La littérature n’est pas en reste. Les autrices ont pu
voir, de leur vivant, leur travail souvent critiqué, minimisé, relayé au rang
de littérature « de seconde zone ».
L’espace public au XXIème siècle continue de rendre
les existences de ces artistes et intellectuelles invisibles : les rues
portant des noms de femmes pèsent à peine 5 % dans le total des rues baptisées
d’un nom de personnage historique ou relevant du champ culturel.
Autre lieu d’enjeux, les programmes scolaires. Comment
espérer faire changer les choses si au moment de leur formation les futur.e.s
citoyen.ne.s ignorent, la place qu’ont eu les femmes dans la création ?

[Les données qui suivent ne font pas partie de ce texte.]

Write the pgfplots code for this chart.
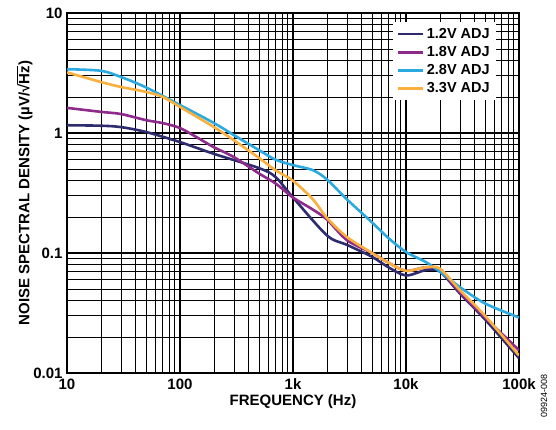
\documentclass[border=0pt]{standalone}
\usepackage{pgfplots}
\pgfplotsset{compat=1.18}
\usepackage{fontspec}
\setmainfont{Liberation Sans}
\definecolor{cnavy}{HTML}{2E2C6E}
\definecolor{cpurple}{HTML}{8E2A8C}
\definecolor{cblue}{HTML}{2AAAE1}
\definecolor{corange}{HTML}{FBAF3C}
\begin{document}
\begin{tikzpicture}[x=1pt,y=1pt]
\path[use as bounding box] (0,0) rectangle (556,429);
\begin{axis}[
  at={(67pt,56pt)}, anchor=south west,
  scale only axis, width=452pt, height=360pt,
  xmode=log, ymode=log,
  xmin=10, xmax=100000, ymin=0.01, ymax=10,
  xtick={10,100,1000,10000,100000},
  xticklabels={10,100,1k,10k,100k},
  ytick={0.01,0.1,1,10},
  yticklabels={0.01,0.1,1,10},
  grid=both,
  major grid style={black, line width=1.1pt},
  minor grid style={black, line width=0.7pt},
  major tick length=0pt, minor tick length=0pt,
  axis line style={black, line width=1.3pt},
  tick label style={font=\fontsize{15}{17}\selectfont\bfseries},
  xticklabel style={yshift=-2pt},
  yticklabel style={xshift=-1pt},
  /pgf/number format/assume math mode=true,
  xlabel={FREQUENCY (Hz)},
  ylabel={NOISE SPECTRAL DENSITY (µV/√\ensuremath{\overline{\mbox{Hz}}})},
  label style={font=\fontsize{15}{17}\selectfont\bfseries},
  xlabel style={yshift=2pt},
  ylabel style={yshift=-6pt},
  legend style={at={(0.949,0.975)}, anchor=north east, draw=none, fill=white,
    font=\fontsize{14.5}{16}\selectfont\bfseries, row sep=2.5pt,
    inner xsep=4pt, inner ysep=4pt},
  legend cell align=left,
  legend image code/.code={\draw[#1, line width=2.8pt] (0pt,0pt) -- (25pt,0pt);},
  every axis plot/.append style={line width=2.6pt, smooth, tension=0.5},
]
\addplot[cnavy] coordinates {
 (10,1.16) (20,1.15) (30,1.12) (50,1.02) (100,0.84) (200,0.67) (500,0.51) (700,0.43)
 (1000,0.29) (2000,0.14) (3000,0.117) (5000,0.093) (7000,0.076) (10000,0.065)
 (15000,0.072) (20000,0.07) (30000,0.046) (50000,0.028) (100000,0.0133)};
\addlegendentry{1.2V ADJ}
\addplot[cpurple] coordinates {
 (10,1.62) (20,1.5) (30,1.44) (50,1.28) (70,1.21) (100,1.1) (150,0.89) (200,0.76)
 (300,0.63) (500,0.46) (700,0.38) (1000,0.29) (1500,0.23) (2000,0.19) (3000,0.128)
 (5000,0.1) (7000,0.083) (10000,0.071) (15000,0.076) (20000,0.072) (30000,0.047)
 (50000,0.029) (100000,0.0155)};
\addlegendentry{1.8V ADJ}
\addplot[cblue] coordinates {
 (10,3.4) (20,3.3) (30,2.93) (50,2.4) (100,1.71) (200,1.21) (300,0.96) (500,0.72)
 (700,0.6) (1000,0.54) (1500,0.49) (2000,0.41) (3000,0.28) (5000,0.18) (7000,0.133)
 (10000,0.102) (15000,0.084) (20000,0.07) (30000,0.052) (50000,0.038) (100000,0.029)};
\addlegendentry{2.8V ADJ}
\addplot[corange] coordinates {
 (10,3.2) (20,2.66) (30,2.42) (50,2.2) (70,2.0) (100,1.65) (200,1.12) (300,0.87)
 (500,0.62) (700,0.49) (1000,0.4) (1500,0.28) (2000,0.196) (3000,0.136) (5000,0.1)
 (7000,0.083) (10000,0.071) (15000,0.076) (20000,0.074) (30000,0.049) (50000,0.03)
 (100000,0.014)};
\addlegendentry{3.3V ADJ}
\end{axis}
\node[rotate=90, font=\fontsize{9}{10}\selectfont] at (544,33) {09924-008};
\end{tikzpicture}
\end{document}
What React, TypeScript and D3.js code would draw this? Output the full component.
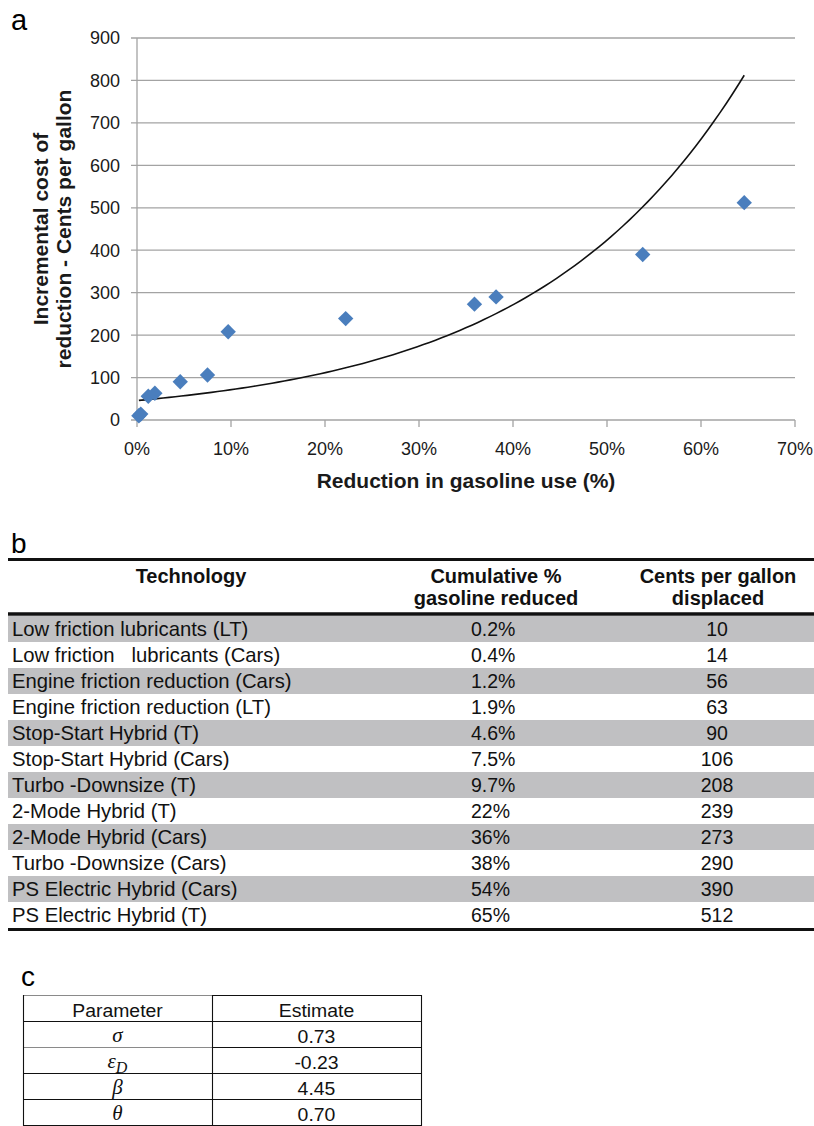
import React, { useEffect, useRef } from "react";
import * as d3 from "d3";

// panel b table
const technologies = [
  "Low friction lubricants (LT)",
  "Low friction   lubricants (Cars)",
  "Engine friction reduction (Cars)",
  "Engine friction reduction (LT)",
  "Stop-Start Hybrid (T)",
  "Stop-Start Hybrid (Cars)",
  "Turbo -Downsize (T)",
  "2-Mode Hybrid (T)",
  "2-Mode Hybrid (Cars)",
  "Turbo -Downsize (Cars)",
  "PS Electric Hybrid (Cars)",
  "PS Electric Hybrid (T)",
];
const cumulativeLabels = ["0.2%", "0.4%", "1.2%", "1.9%", "4.6%", "7.5%", "9.7%", "22%", "36%", "38%", "54%", "65%"];
const centsPerGallon = [10, 14, 56, 63, 90, 106, 208, 239, 273, 290, 390, 512];

// panel a: x positions as plotted (fraction of gasoline reduced)
const plottedReduction = [0.002, 0.004, 0.012, 0.019, 0.046, 0.075, 0.097, 0.222, 0.359, 0.382, 0.538, 0.646];

const yTicks = [0, 100, 200, 300, 400, 500, 600, 700, 800, 900];
const xTicks = [0, 0.1, 0.2, 0.3, 0.4, 0.5, 0.6, 0.7];

// panel c table
const paramSymbols = ["σ", "ε", "β", "θ"];
const paramSubscripts = ["", "D", "", ""];
const paramEstimates = ["0.73", "-0.23", "4.45", "0.70"];

const SANS = "'Liberation Sans', Arial, Helvetica, sans-serif";
const SERIF = "'Liberation Serif', 'Times New Roman', serif";

export default function App() {
  const svgRef = useRef(null);

  useEffect(() => {
    if (!svgRef.current) return;
    const svg = d3.select(svgRef.current);
    svg.selectAll("*").remove();

    // ---------- panel a ----------
    const x = d3.scaleLinear().domain([0, 0.7]).range([137, 795]);
    const y = d3.scaleLinear().domain([0, 900]).range([420, 38]);
    const chart = svg.append("g");

    chart
      .append("text")
      .attr("x", 11)
      .attr("y", 29.5)
      .attr("font-family", SANS)
      .attr("font-size", 29)
      .text("a");

    // gridlines
    chart
      .append("g")
      .selectAll("line")
      .data(yTicks)
      .join("line")
      .attr("x1", 131)
      .attr("x2", 795)
      .attr("y1", (d) => y(d))
      .attr("y2", (d) => y(d))
      .attr("stroke", "#a3a3a3")
      .attr("stroke-width", 1.3);

    // y axis line
    chart
      .append("line")
      .attr("x1", x(0))
      .attr("x2", x(0))
      .attr("y1", y(900))
      .attr("y2", y(0))
      .attr("stroke", "#a3a3a3")
      .attr("stroke-width", 1.3);

    // x tick marks
    chart
      .append("g")
      .selectAll("line")
      .data(xTicks)
      .join("line")
      .attr("x1", (d) => x(d))
      .attr("x2", (d) => x(d))
      .attr("y1", y(0))
      .attr("y2", y(0) + 7)
      .attr("stroke", "#a3a3a3")
      .attr("stroke-width", 1.3);

    chart
      .append("g")
      .selectAll("text")
      .data(yTicks)
      .join("text")
      .attr("x", 120)
      .attr("y", (d) => y(d))
      .attr("dy", "0.36em")
      .attr("text-anchor", "end")
      .attr("font-family", SANS)
      .attr("font-size", 18)
      .attr("fill", "#1a1a1a")
      .text((d) => d);

    chart
      .append("g")
      .selectAll("text")
      .data(xTicks)
      .join("text")
      .attr("x", (d) => x(d))
      .attr("y", 454.5)
      .attr("text-anchor", "middle")
      .attr("font-family", SANS)
      .attr("font-size", 18)
      .attr("fill", "#1a1a1a")
      .text((d) => d3.format(".0%")(d));

    chart
      .append("text")
      .attr("x", 466)
      .attr("y", 488)
      .attr("text-anchor", "middle")
      .attr("font-family", SANS)
      .attr("font-size", 21)
      .attr("font-weight", "bold")
      .attr("fill", "#1a1a1a")
      .text("Reduction in gasoline use (%)");

    const yTitle = chart
      .append("text")
      .attr("transform", "translate(0,229) rotate(-90)")
      .attr("text-anchor", "middle")
      .attr("font-family", SANS)
      .attr("font-size", 21)
      .attr("font-weight", "bold")
      .attr("fill", "#1a1a1a");
    yTitle.append("tspan").attr("x", 0).attr("y", 48).text("Incremental cost of");
    yTitle.append("tspan").attr("x", 0).attr("y", 70.5).text("reduction - Cents per gallon");

    // exponential trendline, least squares on ln(y)
    const lnY = centsPerGallon.map((v) => Math.log(v));
    const mx = d3.mean(plottedReduction);
    const my = d3.mean(lnY);
    const sxy = d3.sum(plottedReduction, (v, i) => (v - mx) * (lnY[i] - my));
    const sxx = d3.sum(plottedReduction, (v) => (v - mx) ** 2);
    const b = sxy / sxx;
    const a = Math.exp(my - b * mx);
    const [x0, x1] = d3.extent(plottedReduction);
    const curveXs = d3.range(0, 101).map((i) => x0 + ((x1 - x0) * i) / 100);

    chart
      .append("path")
      .datum(curveXs)
      .attr(
        "d",
        d3
          .line()
          .x((d) => x(d))
          .y((d) => y(a * Math.exp(b * d)))
      )
      .attr("fill", "none")
      .attr("stroke", "#111")
      .attr("stroke-width", 1.6);

    chart
      .append("g")
      .selectAll("path")
      .data(plottedReduction)
      .join("path")
      .attr("d", d3.symbol(d3.symbolSquare, 118)())
      .attr("transform", (d, i) => `translate(${x(d)},${y(centsPerGallon[i])}) rotate(45)`)
      .attr("fill", "#4a7ebd");

    // ---------- panel b ----------
    const tb = svg.append("g");
    tb.append("text")
      .attr("x", 11)
      .attr("y", 553)
      .attr("font-family", SANS)
      .attr("font-size", 28)
      .text("b");

    const rowH = 26;
    const rowTop = 616;
    const rows = tb.append("g");
    rows
      .selectAll("rect")
      .data(technologies)
      .join("rect")
      .attr("x", 8)
      .attr("y", (d, i) => rowTop + i * rowH)
      .attr("width", 806)
      .attr("height", rowH)
      .attr("fill", (d, i) => (i % 2 === 0 ? "#c0c0c2" : "#fff"));

    const textAttrs = (sel, size) =>
      sel.attr("font-family", SANS).attr("font-size", size).attr("fill", "#111");

    rows
      .append("g")
      .selectAll("text")
      .data(technologies)
      .join("text")
      .attr("x", 12)
      .attr("y", (d, i) => rowTop + i * rowH + 19.5)
      .style("white-space", "pre")
      .call(textAttrs, 20.3)
      .text((d) => d);
    rows
      .append("g")
      .selectAll("text")
      .data(cumulativeLabels)
      .join("text")
      .attr("x", 471)
      .attr("y", (d, i) => rowTop + i * rowH + 19.5)
      .call(textAttrs, 19.5)
      .text((d) => d);
    rows
      .append("g")
      .selectAll("text")
      .data(centsPerGallon)
      .join("text")
      .attr("x", 717)
      .attr("y", (d, i) => rowTop + i * rowH + 19.5)
      .attr("text-anchor", "middle")
      .call(textAttrs, 19.5)
      .text((d) => d);

    const header = tb
      .append("g")
      .attr("font-family", SANS)
      .attr("font-size", 20)
      .attr("font-weight", "bold")
      .attr("fill", "#111")
      .attr("text-anchor", "middle");
    header.append("text").attr("x", 191).attr("y", 583).text("Technology");
    const h2 = header.append("text");
    h2.append("tspan").attr("x", 496).attr("y", 583).text("Cumulative %");
    h2.append("tspan").attr("x", 496).attr("y", 605).text("gasoline reduced");
    const h3 = header.append("text");
    h3.append("tspan").attr("x", 718).attr("y", 583).text("Cents per gallon");
    h3.append("tspan").attr("x", 718).attr("y", 605).text("displaced");

    [
      [559.5, 3],
      [614, 3.5],
      [rowTop + technologies.length * rowH + 1.5, 3],
    ].forEach(([yy, w]) => {
      tb.append("line")
        .attr("x1", 8)
        .attr("x2", 814)
        .attr("y1", yy)
        .attr("y2", yy)
        .attr("stroke", "#111")
        .attr("stroke-width", w);
    });

    // ---------- panel c ----------
    const tc = svg.append("g");
    tc.append("text")
      .attr("x", 21)
      .attr("y", 986)
      .attr("font-family", SANS)
      .attr("font-size", 28)
      .text("c");

    const cTop = 995;
    const cRow = 26;
    const cx = [23, 212, 421];
    const nRows = paramSymbols.length + 1;

    // horizontal rules
    d3.range(nRows + 1).forEach((i) => {
      const yy = cTop + i * cRow + 0.5;
      const grayLeft = i === 0 || i === 2;
      tc.append("line")
        .attr("x1", cx[0])
        .attr("x2", cx[1])
        .attr("y1", yy)
        .attr("y2", yy)
        .attr("stroke", grayLeft ? "#8a8a8a" : "#111")
        .attr("stroke-width", 1.1);
      tc.append("line")
        .attr("x1", cx[1])
        .attr("x2", cx[2])
        .attr("y1", yy)
        .attr("y2", yy)
        .attr("stroke", "#111")
        .attr("stroke-width", 1.1);
    });
    cx.forEach((xx) => {
      tc.append("line")
        .attr("x1", xx + 0.5)
        .attr("x2", xx + 0.5)
        .attr("y1", cTop)
        .attr("y2", cTop + nRows * cRow + 1)
        .attr("stroke", "#111")
        .attr("stroke-width", 1.1);
    });

    const colL = (cx[0] + cx[1]) / 2;
    const colR = (cx[1] + cx[2]) / 2;
    const stretched = (px, py, label) =>
      tc
        .append("g")
        .attr("transform", `translate(${px},${py}) scale(1.05,1)`)
        .append("text")
        .attr("text-anchor", "middle")
        .attr("font-family", SANS)
        .attr("font-size", 18.5)
        .attr("fill", "#111")
        .text(label);

    stretched(colL, cTop + 21.5, "Parameter");
    stretched(colR, cTop + 21.5, "Estimate");

    paramSymbols.forEach((s, i) => {
      const by = cTop + (i + 1) * cRow + 20.5;
      const t = tc
        .append("text")
        .attr("x", colL)
        .attr("y", by)
        .attr("text-anchor", "middle")
        .attr("font-family", SERIF)
        .attr("font-style", "italic")
        .attr("font-size", 21)
        .attr("fill", "#111");
      t.append("tspan").text(s);
      if (paramSubscripts[i]) {
        t.append("tspan").attr("dy", 5).attr("font-size", 16).text(paramSubscripts[i]);
      }
      stretched(colR, cTop + (i + 1) * cRow + 21.5, paramEstimates[i]);
    });
  }, []);

  return (
    <svg
      ref={svgRef}
      width={814}
      height={1126}
      style={{ position: "absolute", left: 0, top: 0, background: "#fff" }}
    />
  );
}
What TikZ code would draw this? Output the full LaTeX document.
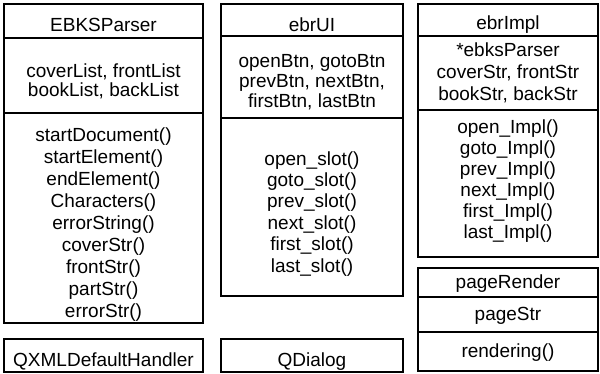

Les recherches montrent la part plus qu’infime que
représentent les femmes autrices (3,7 %) et artistes (6,7 %) dans l’ensemble
des manuels. Quant aux femmes philosophes, elles n’y sont citées que cinq fois
(695 fois pour les hommes philosophes). Parmi les personnalités historiques et
spécialisées (science, sport, critique littéraire, sciences humaines etc.), les
femmes ne sont que 15,5 %.
Pour achever le travail d’invisibilisation, les œuvres
des autrices restent moins rééditées que celles de leurs homologues de genre
masculin. Ainsi dans le domaine musical les partitions éditées et jouées à une
époque subissent le manque de demande – liée de fait à l’ignorance même de leur
existence – qui annule leur réédition. Les œuvres littéraires et poétiques
subissent le même sort. De même, les numérisations des œuvres sur pellicules et
donc périssables, restent des enjeux majeurs. Là aussi l’absence au répertoire
des œuvres des femmes reste leur premier ennemi.
Pour les institutions culturelles et artistiques, il
s’agit désormais de rendre visibles les femmes de l'art et de la culture car
elles demeurent sous-représentées. Pour tous les arts, les créatrices subissent
les mêmes discriminations : elles sont moins exposées, moins programmées
dans les festivals, moins rémunérées, moins aidées par les bourses et les
subventions, moins honorées par des prix que les hommes.
Les temps changent, heureusement et les expositions et
manifestations mettant les artistes femmes à l’honneur plus sont nombreuses.